É inegável que se trata de
um quadro complicado e ainda obscuro. Mas também é inegável que nunca
antes se havia chegado tão perto de alcançar alguma luz.
Apesar da
tensa expectativa e da dificuldade de se manter algo mais que um
otimismo apenas relativo, há indícios de que se aposta forte na
possibilidade de chegar a bom porto. Agora mesmo, o governo de Juan
Manuel Santos começa a projetar cálculos referentes aos custos que o
governo terá de enfrentar para aplicar todos os pontos do acordo.

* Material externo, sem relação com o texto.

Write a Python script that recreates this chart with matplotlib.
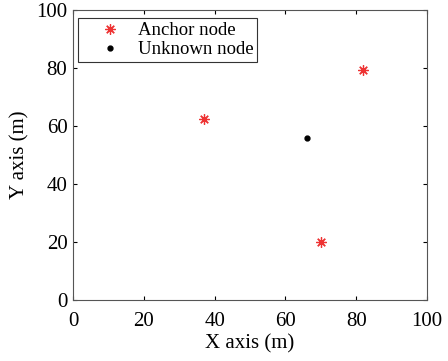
import matplotlib
matplotlib.use('Agg')
import matplotlib.pyplot as plt

anchor_x = [37, 82, 70]
anchor_y = [62.5, 79.5, 20]
unknown_x = [66]
unknown_y = [56]

plt.rcParams['font.family'] = ['Liberation Serif', 'DejaVu Serif']
plt.rcParams['font.size'] = 15

fig = plt.figure(figsize=(4.48, 3.61), dpi=100)
ax = fig.add_axes([0.163, 0.169, 0.79, 0.803])

# matlab style asterisk: 8 arms
ax.plot(anchor_x, anchor_y, linestyle='none', marker=(8, 2, 0), color='#ee3333',
        markersize=7.5, markeredgewidth=0.9, label='Anchor node')
ax.plot(unknown_x, unknown_y, linestyle='none', marker='.', color='black',
        markersize=7, label='Unknown node')

ax.set_xlim(0, 100)
ax.set_ylim(0, 100)
ax.set_xticks(range(0, 101, 20))
ax.set_yticks(range(0, 101, 20))
ax.tick_params(direction='in', top=True, right=True, length=3, width=0.8)
ax.tick_params(axis='x', pad=9)
ax.tick_params(axis='y', pad=4)
for s in ax.spines.values():
    s.set_color('#555555')
ax.set_xlabel('X axis (m)', labelpad=2)
ax.set_ylabel('Y axis (m)', labelpad=5)

leg = ax.legend(loc='upper left', bbox_to_anchor=(0.014, 0.972), borderaxespad=0,
                fancybox=False, edgecolor='#333333', framealpha=1,
                fontsize=13.5, handletextpad=0.0, borderpad=0.2,
                labelspacing=0.1, handlelength=3.0)
leg.get_frame().set_linewidth(0.8)

fig.savefig('out.png', dpi=100)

Calcula-se, por exemplo, quanto será necessário para implantar a reforma
agrária, a recuperação social das populações rurais afetadas pela
violência, a implantação de serviços elementares de educação e saúde. E
também quanto será requerido pela recuperação ambiental de vastas zonas
de florestas.
Ou seja: há quem planeje um futuro que será, se não
de paz total, pelo menos de uma normalidade que o país ignora há meio
século. Do lado da guerrilha, também se notam sinais de esforço para que
o acordo seja alcançado. Não há como apressar um processo
necessariamente intrincado e complexo, mas os negociadores das FARC têm
deixado clara sua disposição de serem flexíveis.
Isso tudo foi
posto em risco na tarde de um domingo, quando um general resolveu fazer
uma viagem de barco que ninguém consegue entender. Para onde ia, sem
escolta, sem segurança alguma? Fazer o quê? Por que não ouviu os alertas
do próprio barqueiro que o conduzia?
As respostas virão com o tempo. E, quanto antes, melhor.